Vale cotejar no streaming o sul-coreano "A Fortaleza" com um fenômeno político atual: o sumiço de oligarcas e líderes militares na Rússia. O filme encena a monarquia coreana às voltas com a temível invasão da dinastia chinesa Qing. O rei pondera os conselhos, em geral divergentes, de seus ministros. Erros são corrigidos por protocolo elementar: o monarca oferece a si próprio a cabeça cortada do mau conselheiro, militar ou civil.
Tudo isso transcorre no século 17, mas o feroz absolutismo real fornece material presente para uma analogia com o autocratismo homicida de Putin. O importante Sergei Surovikin, notório pelo sinistro epíteto de "General Armagedon", não é visto desde o fim da rebelião dos mercenários. Somem comandantes, milionários despencam de edifícios. O Kremlin opera a todo vapor no modo delete.
No geral, um anacronismo significativo percorre os embates entre democracia e autocratismo: o fantasma de um poder acima da razão liberal, de natureza monárquico-supremacista.
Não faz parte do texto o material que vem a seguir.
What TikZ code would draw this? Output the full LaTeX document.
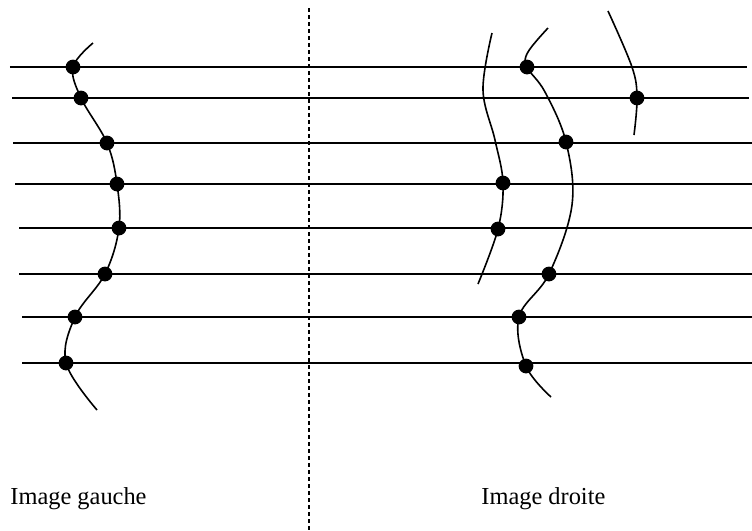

Certo, no Ocidente monarquia é maré da tarde, descabida. Mas as realezas petrolíferas do Oriente Médio são ditaduras com arbítrio de baraço e cutelo: Bin Salman mandou esquartejar no exterior um colunista do Washington Post. Povo é miragem no deserto: a cidadania saudita qualifica-se pelo parentesco real. Cidadão de bem é príncipe. Bin Laden era cidadão saudita. Pelo menos em corrupção ativa, eles inovam: joias afetam mais nobreza de sentimentos que dólares.
Uma razão acima de provas, eis o elo entre o rei e o autocrata. A dissociação iliberal entre Estado e sociedade (72% dos países são autocracias) favorece idos desvarios imperiais. Com Putin, o neoczarismo pan-eslavo, miasma dos escombros da ideologia soviética. O chinês Xi Jinping, arremedo de imperador confuciano-maoísta, prospera no sonho geopolítico de hegemonia mundial. Ultradireitistas sufocam a democracia para perpetuar-se como autocratas dinásticos: o bielorrusso Lukashenko, parceiro de Putin, está há 19 anos no poder. Ortega e Maduro disputam recordes de permanência.
Analistas políticos parecem indiferentes à natureza conceitual dessas dissonâncias regressivas na troca do velho golpe de Estado por um permanente estado de golpe, em que a extrema direita se absorve no supremacismo ditatorial.
Quando se fala em monarquia, a referência, soft, é a Grã-Bretanha, talvez pelo fausto da coroação, talvez porque a família real esteja mais viva na mídia do que no real-histórico. No entanto, é vital precaver-se democraticamente contra o resquício absolutista de forças maléficas que, no bojo do grande capital, estruturam a condição humana ao revés da razoabilidade.